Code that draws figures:
========
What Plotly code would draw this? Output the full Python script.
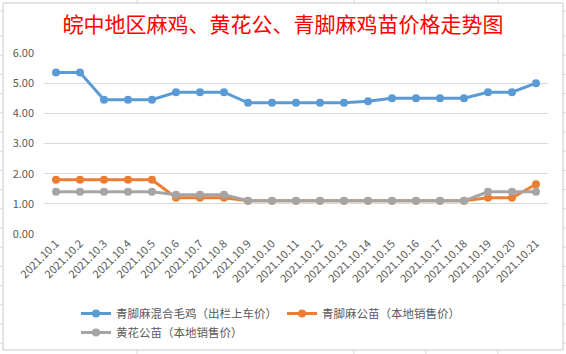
import plotly.graph_objects as go

dates = ["2021.10.%d" % d for d in range(1, 22)]
qjm_mixed = [5.35, 5.35, 4.45, 4.45, 4.45, 4.7, 4.7, 4.7, 4.35, 4.35, 4.35, 4.35, 4.35,
             4.4, 4.5, 4.5, 4.5, 4.5, 4.7, 4.7, 5.0]
qjm_rooster = [1.8, 1.8, 1.8, 1.8, 1.8, 1.2, 1.2, 1.2, 1.1, 1.1, 1.1, 1.1, 1.1,
               1.1, 1.1, 1.1, 1.1, 1.1, 1.2, 1.2, 1.65]
hh_rooster = [1.4, 1.4, 1.4, 1.4, 1.4, 1.3, 1.3, 1.3, 1.1, 1.1, 1.1, 1.1, 1.1,
              1.1, 1.1, 1.1, 1.1, 1.1, 1.4, 1.4, 1.4]
names = ["青脚麻混合毛鸡（出栏上车价）", "青脚麻公苗（本地销售价）", "黄花公苗（本地销售价）"]
colors = ["#5B9BD5", "#ED7D31", "#A5A5A5"]
yticks = [0, 1, 2, 3, 4, 5, 6]

W, H = 566, 354
L, R, T, B = 44, 18, 53, 120
PW, PH = W - L - R, H - T - B

fig = go.Figure()
for vals, nm, c in [(qjm_mixed, names[0], colors[0]), (qjm_rooster, names[1], colors[1]),
                    (hh_rooster, names[2], colors[2])]:
    fig.add_trace(go.Scatter(x=dates, y=vals, name=nm, mode="lines+markers",
                             line=dict(color=c, width=3), marker=dict(color=c, size=8)))

def px(x):
    return (x - L) / PW

def py(y):
    return (H - B - y) / PH

shapes = []
grid = "#D9D9D9"
# spreadsheet grid lines peeking out around the chart
for xv in [137, 354, 426, 498]:
    shapes.append(dict(type="line", xref="paper", yref="paper", x0=px(xv), x1=px(xv),
                       y0=py(0), y1=py(3), line=dict(color=grid, width=1)))
    shapes.append(dict(type="line", xref="paper", yref="paper", x0=px(xv), x1=px(xv),
                       y0=py(350), y1=py(354), line=dict(color=grid, width=1)))
rows = [11] + [36 + 19.2 * k for k in range(17)]
for yv in rows:
    if yv < 352:
        shapes.append(dict(type="line", xref="paper", yref="paper", x0=px(0), x1=px(3),
                           y0=py(yv), y1=py(yv), line=dict(color=grid, width=1)))
        shapes.append(dict(type="line", xref="paper", yref="paper", x0=px(563), x1=px(566),
                           y0=py(yv), y1=py(yv), line=dict(color=grid, width=1)))
# chart border
shapes.append(dict(type="rect", xref="paper", yref="paper", x0=px(3), x1=px(563),
                   y0=py(350), y1=py(3), line=dict(color="#C8C8C8", width=1)))

fig.update_layout(
    width=W, height=H,
    margin=dict(l=L, r=R, t=T, b=B, autoexpand=False),
    paper_bgcolor="white", plot_bgcolor="white",
    font=dict(family="Noto Sans CJK SC", color="#595959"),
    title=dict(text="皖中地区麻鸡、黄花公、青脚麻鸡苗价格走势图", x=0.5, xref="container",
               y=1 - 25 / H, yanchor="middle", xanchor="center",
               font=dict(size=21, color="#FF0000", family="Noto Sans CJK SC")),
    xaxis=dict(type="category", range=[-0.5, len(dates) - 0.5], tickangle=-45,
               tickfont=dict(size=11, color="#595959"), automargin=False,
               showgrid=False, showline=False, ticks="", zeroline=False),
    yaxis=dict(range=[0, 6], tickvals=yticks, tickformat=".2f", showgrid=True, gridcolor=grid,
               gridwidth=1, zeroline=False, showline=False, ticklabelstandoff=9,
               automargin=False, tickfont=dict(size=11, color="#595959")),
    showlegend=True,
    legend=dict(orientation="h", x=px(76), xanchor="left", y=py(299), yanchor="top",
                font=dict(size=11.5, color="#595959"), tracegroupgap=0,
                bgcolor="rgba(0,0,0,0)"),
    shapes=shapes,
)

fig.write_html("out.html")
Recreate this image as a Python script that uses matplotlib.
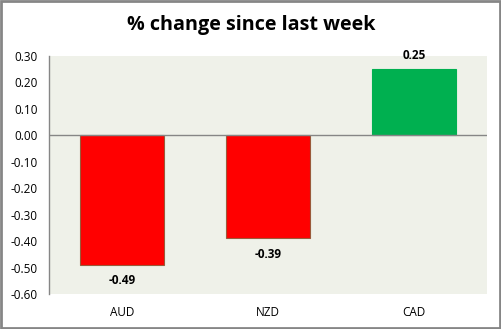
import matplotlib
matplotlib.use("Agg")
import matplotlib.pyplot as plt
from matplotlib.patches import Rectangle

currencies = ["AUD", "NZD", "CAD"]
changes = [-0.49, -0.39, 0.25]
y_ticks = [0.30, 0.20, 0.10, 0.00, -0.10, -0.20, -0.30, -0.40, -0.50, -0.60]

plt.rcParams["font.family"] = ["Open Sans", "DejaVu Sans"]

W, H = 502, 329
fig = plt.figure(figsize=(W / 100, H / 100), dpi=100)
fig.patch.set_facecolor("white")

# plot area in pixel coords
left, right, top, bottom = 49, 487, 56, 294
ax = fig.add_axes([left / W, 1 - bottom / H, (right - left) / W, (bottom - top) / H])
ax.set_facecolor("#eff1e9")

colors = ["#ff0000" if v < 0 else "#00b050" for v in changes]
edges = ["#9a5a3a" if v < 0 else "#00b050" for v in changes]
x = list(range(len(currencies)))
ax.bar(x, changes, width=0.57, color=colors, edgecolor=edges, linewidth=0.8, zorder=2)

ax.set_xlim(-0.5, len(currencies) - 0.5)
ax.set_ylim(-0.60, 0.30)
ax.set_yticks(y_ticks)
ax.set_yticklabels([f"{t:.2f}" for t in y_ticks], fontsize=8.5)
ax.set_xticks(x)
ax.set_xticklabels(currencies, fontsize=8.5)
ax.tick_params(axis="both", length=0, pad=8)
ax.tick_params(axis="x", pad=9)
ax.axhline(0, color="#868686", linewidth=1, zorder=3)

for s in ["top", "right", "bottom"]:
    ax.spines[s].set_visible(False)
ax.spines["left"].set_color("#868686")
ax.spines["left"].set_linewidth(1)

for xi, v in zip(x, changes):
    off = 10 if v > 0 else -11.5
    ax.annotate(f"{v:.2f}", (xi, v), xytext=(0, off), textcoords="offset points",
                ha="center", va="center", fontsize=8.5, fontweight="bold")

fig.text(0.5, 1 - 25 / H, "% change since last week", ha="center", va="center",
         fontsize=14.2, fontweight="bold")

fig.add_artist(Rectangle((0.002, 0.003), 0.995, 0.994, transform=fig.transFigure,
                         fill=False, edgecolor="#868686", linewidth=2))

fig.savefig("out.png", dpi=100)
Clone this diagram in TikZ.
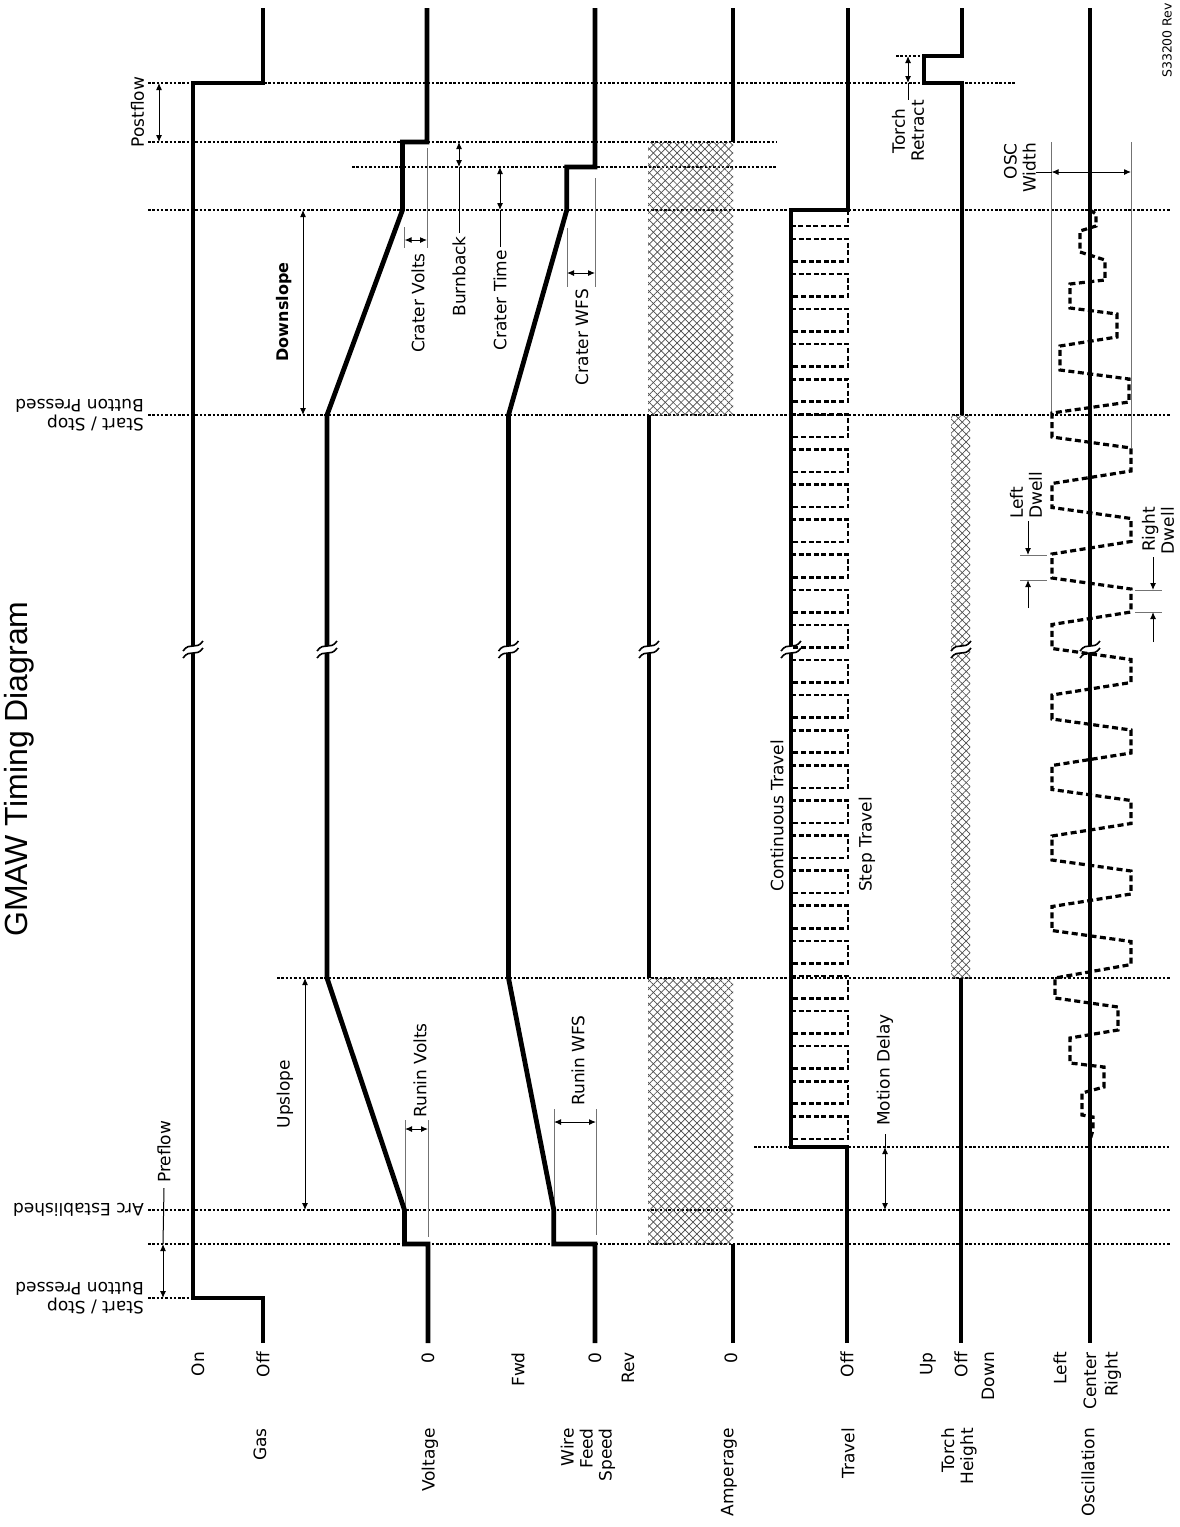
\documentclass[tikz,border=0pt]{standalone}
\usepackage{fontspec}
\usepackage{tikz}
\usetikzlibrary{arrows.meta, patterns.meta}
\newfontfamily\labfont{DejaVu Sans}
\newfontfamily\ttlfont{Liberation Sans}

\newcommand{\brkmark}[1]{%
  \fill[white] (#1-10,651) .. controls (#1-3,641) and (#1+3,651) .. (#1+10,641)
    -- (#1+10,648) .. controls (#1+3,658) and (#1-3,648) .. (#1-10,658) -- cycle;
  \draw[line width=1.6pt] (#1-10,651) .. controls (#1-3,641) and (#1+3,651) .. (#1+10,641);
  \draw[line width=1.6pt] (#1-10,658) .. controls (#1-3,648) and (#1+3,658) .. (#1+10,648);}

\begin{document}
\begin{tikzpicture}[x=1pt, y=-1pt, >={Latex[length=7pt,width=6pt]},
  every node/.style={font=\labfont\fontsize{17}{19}\selectfont, inner sep=0pt},
  sig/.style={line width=4.8pt},
  tline/.style={line width=1.3pt, dash pattern=on 2.5pt off 1.8pt},
  ext/.style={line width=0.9pt, black!55},
  dim/.style={line width=1pt, <->},
  lead/.style={line width=1pt},
  steptr/.style={line width=2.6pt, dash pattern=on 5pt off 2.6pt},
  oscwave/.style={line width=3.2pt, dash pattern=on 6pt off 3.5pt},
  hatch/.style={preaction={pattern={Lines[angle=45,distance=5.6pt,line width=0.7pt]}, pattern color=black!70},
    pattern={Lines[angle=-45,distance=5.6pt,line width=0.7pt]}, pattern color=black!70},
  vert/.style={rotate=90},
  flip/.style={rotate=180, anchor=west, align=left}]
  \useasboundingbox (0,0) rectangle (1180,1527);

  \draw[tline] (148,1298) -- (193,1298);
  \draw[tline] (148,1244) -- (1170,1244);
  \draw[tline] (148,1210) -- (1170,1210);
  \draw[tline] (754,1147) -- (1170,1147);
  \draw[tline] (277,978) -- (1170,978);
  \draw[tline] (148,415) -- (1170,415);
  \draw[tline] (148,210) -- (1170,210);
  \draw[tline] (352,167) -- (776,167);
  \draw[tline] (148,142) -- (776,142);
  \draw[tline] (148,83) -- (1015,83);
  \draw[tline] (896,56) -- (924,56);

  \fill[hatch] (648,978) rectangle (733,1244);
  \fill[hatch] (648,142) rectangle (733,415);
  \fill[hatch] (951,415) rectangle (970,978);

  \draw[ext] (405,1120) -- (405,1210);
  \draw[ext] (428,1120) -- (428,1237);
  \draw[ext] (554,1109) -- (554,1210);
  \draw[ext] (596,1109) -- (596,1235);
  \draw[ext] (404.6,227) -- (404.6,248);
  \draw[ext] (427,148) -- (427,248);
  \draw[ext] (567,228) -- (567,287);
  \draw[ext] (595,178) -- (595,287);
  \draw[ext] (1051.5,142) -- (1051.5,413);
  \draw[ext] (1131,142) -- (1131,448);
  \draw[ext] (1020,555) -- (1047,555);
  \draw[ext] (1020,580) -- (1047,580);
  \draw[ext] (1135,590) -- (1162,590);
  \draw[ext] (1135,612) -- (1162,612);

  \draw[sig] (263,1343) -- (263,1298) -- (193,1298) -- (193,83) -- (263,83) -- (263,8);
  \draw[sig] (428,1343) -- (428,1244) -- (404.5,1244) -- (404.5,1210) -- (327,978) -- (327,415)
    -- (402.5,210) -- (402.5,142) -- (427,142) -- (427,8);
  \draw[sig] (595,1343) -- (595,1244) -- (553.8,1244) -- (553.8,1210) -- (508.5,978) -- (508.5,415)
    -- (566.8,210) -- (566.8,167) -- (595,167) -- (595,8);
  \draw[sig] (733,1343) -- (733,1244);
  \draw[sig] (649,978) -- (649,415);
  \draw[sig] (733,142) -- (733,8);
  \draw[sig] (847,1343) -- (847,1147) -- (791,1147) -- (791,210) -- (848,210) -- (848,8);
  \draw[sig] (962,8) -- (962,56) -- (924,56) -- (924,83) -- (962,83) -- (962,415);
  \draw[sig] (961,978) -- (961,1343);
  \draw[sig] (1090,8) -- (1090,1343);

  \brkmark{193}
  \brkmark{327}
  \brkmark{508.5}
  \brkmark{649}
  \brkmark{791}
  \brkmark{961}
  \brkmark{1090}

  \foreach \k in {-5,...,20}
    \draw[steptr] (791,{414.3+35.1*\k}) -- ++(57,0) -- ++(0,22.5) -- ++(-57,0);
  \draw[steptr] (848,210) -- (848,226) -- (791,226);

  \draw[oscwave] (1090,210) -- (1096,214) -- (1096,226) -- (1080,231) -- (1080,252) -- (1105,260)
    -- (1105,280) -- (1070,284) -- (1070,308) -- (1117,314) -- (1117,337) -- (1060,346)
    -- (1060,370) -- (1129,379) -- (1129,402) -- (1052,413) -- (1052,437) -- (1131,448)
    -- (1131,471) -- (1052,483.5) -- (1052,507.5) -- (1131,518.5) -- (1131,541.5) -- (1052,554)
    -- (1052,578) -- (1131,589) -- (1131,612) -- (1052,624.5) -- (1052,648.5) -- (1131,659.5)
    -- (1131,682.5) -- (1052,695) -- (1052,719) -- (1131,730) -- (1131,753) -- (1052,765.5)
    -- (1052,789.5) -- (1131,800.5) -- (1131,823.5) -- (1052,836) -- (1052,860) -- (1131,871)
    -- (1131,894) -- (1052,906.5) -- (1052,930.5) -- (1131,941.5) -- (1131,964.5) -- (1055,978)
    -- (1055,998) -- (1118,1007) -- (1118,1030) -- (1070,1038) -- (1070,1063) -- (1104,1067)
    -- (1104,1087) -- (1082,1093) -- (1082,1115) -- (1093,1117) -- (1093,1130) -- (1090,1140);

  \draw[dim] (163,1244) -- (163,1298);
  \draw[dim] (159,83) -- (159,142);
  \draw[dim] (303,210) -- (303,415);
  \draw[dim] (305,978) -- (305,1210);
  \draw[dim] (405,1129) -- (428,1129);
  \draw[dim] (554,1122) -- (596,1122);
  \draw[dim] (404.6,240) -- (427,240);
  \draw[dim] (567,273) -- (595,273);
  \draw[dim] (459,142) -- (459,167);
  \draw[dim] (500,167) -- (500,210);
  \draw[dim] (885,1147) -- (885,1210);
  \draw[dim] (908,56) -- (908,83);
  \draw[dim] (1051.5,172) -- (1131,172);

  \node[vert, anchor=west, font=\ttlfont\fontsize{32}{38}\selectfont] (title) at (19,937) {GMAW Timing Diagram};
  \node[vert, anchor=west, font=\labfont\fontsize{12.5}{14}\selectfont] (rev) at (1167,78) {S33200 Rev};

  \node[flip] (start1) at (144,1298) {Start / Stop\\Button Pressed};
  \node[flip] (arc) at (144,1210) {Arc Established};
  \node[flip] (start2) at (144,415) {Start / Stop\\Button Pressed};

  \node[vert, anchor=west] (preflow) at (164,1183) {Preflow};
  \draw[lead] ([yshift=-5pt]preflow.west) -- (163,1244);
  \node[vert] (postflow) at (137.5,112) {Postflow};
  \node[vert, font=\labfont\fontsize{16}{19}\selectfont\bfseries] (downslope) at (284,312) {Downslope};
  \node[vert] (upslope) at (285,1094) {Upslope};
  \node[vert, anchor=west] (runinv) at (420,1118) {Runin Volts};
  \node[vert, anchor=west] (runinw) at (578,1106) {Runin WFS};
  \node[vert, anchor=east] (craterv) at (418,253) {Crater Volts};
  \node[vert, anchor=east] (craterw) at (582,289) {Crater WFS};
  \node[vert, anchor=east] (burnback) at (459,236) {Burnback};
  \draw[lead] ([yshift=3pt]burnback.east) -- (459,167);
  \node[vert, anchor=east] (cratert) at (500,250) {Crater Time};
  \draw[lead] ([yshift=3pt]cratert.east) -- (500,210);
  \node[vert, anchor=west] (motion) at (885,1126) {Motion Delay};
  \draw[lead] ([yshift=-8pt]motion.west) -- (885,1147);
  \node[vert, anchor=east, align=center] (retract) at (908,100) {Torch\\Retract};
  \draw[lead] (908,83) -- (retract.east);
  \node[vert, anchor=east, align=right] (oscwidth) at (1020,143) {OSC\\Width};
  \draw[lead] (oscwidth.south |- 0,172) -- (1051.5,172);
  \node[vert, anchor=west, align=left] (ldwell) at (1026,519) {Left\\Dwell};
  \draw[lead, ->] ([yshift=-2pt]ldwell.west -| 1028,0) -- (1028,555);
  \draw[lead, ->] (1028,608) -- (1028,580);
  \node[vert, anchor=east, align=right] (rdwell) at (1158,507) {Right\\Dwell};
  \draw[lead, ->] ([yshift=-3pt]rdwell.west -| 1153,0) -- (1153,590);
  \draw[lead, ->] (1153,642) -- (1153,612);
  \node[vert, anchor=west] (ctravel) at (777,892) {Continuous Travel};
  \node[vert, anchor=west] (stravel) at (867,892) {Step Travel};

  \node[vert, anchor=east] (gon) at (198,1352) {On};
  \node[vert, anchor=east] (goff) at (263,1352) {Off};
  \node[vert, anchor=east] (vzero) at (428,1352) {0};
  \node[vert, anchor=east] (wfwd) at (518,1352) {Fwd};
  \node[vert, anchor=east] (wzero) at (595,1352) {0};
  \node[vert, anchor=east] (wrev) at (628,1352) {Rev};
  \node[vert, anchor=east] (azero) at (731,1352) {0};
  \node[vert, anchor=east] (toff) at (847,1352) {Off};
  \node[vert, anchor=east] (hup) at (928,1352) {Up};
  \node[vert, anchor=east] (hoff) at (961,1352) {Off};
  \node[vert, anchor=east] (hdown) at (988,1352) {Down};
  \node[vert, anchor=east] (oleft) at (1060,1352) {Left};
  \node[vert, anchor=east] (ocenter) at (1090,1352) {Center};
  \node[vert, anchor=east] (oright) at (1113,1352) {Right};

  \node[vert, anchor=east] (lgas) at (260,1428) {Gas};
  \node[vert, anchor=east] (lvolt) at (430,1428) {Voltage};
  \node[vert, anchor=east, align=right] (lwfs) at (588,1428) {Wire\\Feed\\Speed};
  \node[vert, anchor=east] (lamp) at (729,1428) {Amperage};
  \node[vert, anchor=east] (ltravel) at (848,1428) {Travel};
  \node[vert, anchor=east, align=right] (lheight) at (959,1428) {Torch\\Height};
  \node[vert, anchor=east] (losc) at (1088,1428) {Oscillation};
\end{tikzpicture}
\end{document}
========
## STATED PROBLEM
From the records above, copy exactly the stretch from the line holding "Clone this diagram in TikZ." through the line holding "(951,415) rectangle (970,978);", both ends included, without the pictures.

## PROBLEM SOLUTION
Clone this diagram in TikZ.
\documentclass[tikz,border=0pt]{standalone}
\usepackage{fontspec}
\usepackage{tikz}
\usetikzlibrary{arrows.meta, patterns.meta}
\newfontfamily\labfont{DejaVu Sans}
\newfontfamily\ttlfont{Liberation Sans}

\newcommand{\brkmark}[1]{%
  \fill[white] (#1-10,651) .. controls (#1-3,641) and (#1+3,651) .. (#1+10,641)
    -- (#1+10,648) .. controls (#1+3,658) and (#1-3,648) .. (#1-10,658) -- cycle;
  \draw[line width=1.6pt] (#1-10,651) .. controls (#1-3,641) and (#1+3,651) .. (#1+10,641);
  \draw[line width=1.6pt] (#1-10,658) .. controls (#1-3,648) and (#1+3,658) .. (#1+10,648);}

\begin{document}
\begin{tikzpicture}[x=1pt, y=-1pt, >={Latex[length=7pt,width=6pt]},
  every node/.style={font=\labfont\fontsize{17}{19}\selectfont, inner sep=0pt},
  sig/.style={line width=4.8pt},
  tline/.style={line width=1.3pt, dash pattern=on 2.5pt off 1.8pt},
  ext/.style={line width=0.9pt, black!55},
  dim/.style={line width=1pt, <->},
  lead/.style={line width=1pt},
  steptr/.style={line width=2.6pt, dash pattern=on 5pt off 2.6pt},
  oscwave/.style={line width=3.2pt, dash pattern=on 6pt off 3.5pt},
  hatch/.style={preaction={pattern={Lines[angle=45,distance=5.6pt,line width=0.7pt]}, pattern color=black!70},
    pattern={Lines[angle=-45,distance=5.6pt,line width=0.7pt]}, pattern color=black!70},
  vert/.style={rotate=90},
  flip/.style={rotate=180, anchor=west, align=left}]
  \useasboundingbox (0,0) rectangle (1180,1527);

  \draw[tline] (148,1298) -- (193,1298);
  \draw[tline] (148,1244) -- (1170,1244);
  \draw[tline] (148,1210) -- (1170,1210);
  \draw[tline] (754,1147) -- (1170,1147);
  \draw[tline] (277,978) -- (1170,978);
  \draw[tline] (148,415) -- (1170,415);
  \draw[tline] (148,210) -- (1170,210);
  \draw[tline] (352,167) -- (776,167);
  \draw[tline] (148,142) -- (776,142);
  \draw[tline] (148,83) -- (1015,83);
  \draw[tline] (896,56) -- (924,56);

  \fill[hatch] (648,978) rectangle (733,1244);
  \fill[hatch] (648,142) rectangle (733,415);
  \fill[hatch] (951,415) rectangle (970,978);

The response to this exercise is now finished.